I’m saying the opposite: to the extent there’s news in a psychology experiment, the news comes from the design and data collection (which should be described in complete detail) and in the data. That’s what’s important. The analysis and the write-up, those are the afterthoughts. Given the data, anyone should be able to do the analysis.
Now apply this to Bem’s ESP research. The value, if any, in his experiments comes from the data. But that was the one thing that the journal didn’t publish! Instead they published pages and pages of speculations, funky theory, and selective data analysis.
Let’s go back and see how Option C fits in with JPSP’s motivations:
– Fairness. Publishing Bem’s data is fair, and the journal could do the same for any other research projects that it deems to be of sufficient quality and importance.
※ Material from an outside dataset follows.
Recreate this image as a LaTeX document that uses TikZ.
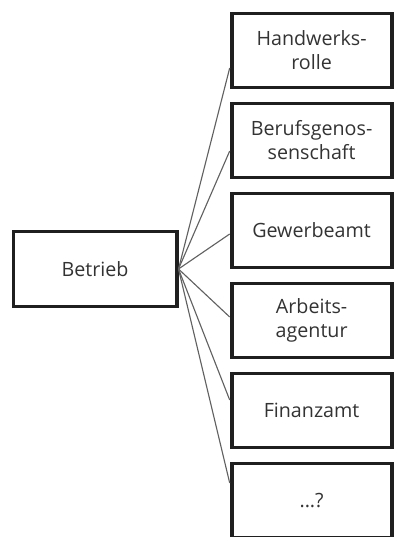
\documentclass[tikz,border=0pt]{standalone}
\usepackage{fontspec}
\setmainfont{Open Sans}
\usepackage{tikz}

\begin{document}
\begin{tikzpicture}
                                [
                                    kasten/.style = {draw=black!88, shape=rectangle, minimum height=1.85cm, minimum width=4cm, line width=2.7pt, align=center, text=black!80, font=\fontsize{14}{17}\selectfont, inner sep=0pt},
                                    linie/.style = {draw=black!62, line width=0.8pt},
                                ]
                                \useasboundingbox (0,0) rectangle (9.85,13.425);

                                \node[kasten, minimum width=4.08cm, minimum height=1.875cm] (betr) at (2.375,6.7) {Betrieb};

                                \node[kasten] (ziel1) at (7.79,12.1625) {Handwerks-\\rolle};
                                \node[kasten] (ziel2) at (7.79,9.9125)  {Berufsgenos-\\senschaft};
                                \node[kasten] (ziel3) at (7.79,7.6625)  {Gewerbeamt};
                                \node[kasten] (ziel4) at (7.79,5.4125)  {Arbeits-\\agentur};
                                \node[kasten] (ziel5) at (7.79,3.1625)  {Finanzamt};
                                \node[kasten] (ziel6) at (7.79,0.9125)  {...?};

                                \draw [linie] (betr.east) -- ([yshift=-0.4375cm]ziel1.west);
                                \draw [linie] (betr.east) -- ([yshift=-0.2625cm]ziel2.west);
                                \draw [linie] (betr.east) -- ([yshift=-0.0875cm]ziel3.west);
                                \draw [linie] (betr.east) -- ([yshift=0.0875cm]ziel4.west);
                                \draw [linie] (betr.east) -- ([yshift=0.2625cm]ziel5.west);
                                \draw [linie] (betr.east) -- ([yshift=0.4375cm]ziel6.west);
                            \end{tikzpicture}
\end{document}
– Open-mindedness; avoidance of censorship. Again, what better argument can Bem offer the skeptics than his raw data? That’s the least censored thing possible.
– What if it’s real? If it is, or could be, real, we want as many eyes on the data as possible. Who knows what could be learned. The very importance of the topic, which motivates publication, should also motivate full data sharing.
I like this solution. I guess the journal wouldn’t only publish the raw data and code; they’d also want to publish some basic analyses showing the key patterns in the data. But the focus is on the data, not the statistical analysis.
Option C is not a panacea and it is not intended to resolve all the problems of a scientific journal. In particular, they’s still have to decide what to publish, what to reject, and when to request revise-and-resubmit. The difference is in what gets published. Or, to be more precise, in what aspects of the publication are considered necessary and which are optional. For the Bem paper as published in JPSP, the writeup, the bold claims, and the statistically significant p-values were necessary; the data were optional. I’d switch that around. But it wouldn’t go that way for every project. Some projects have primary value in their data, for others, it’s the analysis or the theory that are most important.
In the example of the ESP study, if anything’s valuable it’s the data. Publishing the data would get the journal off the hook regarding fairness, open-mindedness, and not missing a scoop, while enabling others to move on reanalyses right away, and without saddling the journal with an embarrassing endorsement of a weak theory that, it turns out, was not really supported by data at all.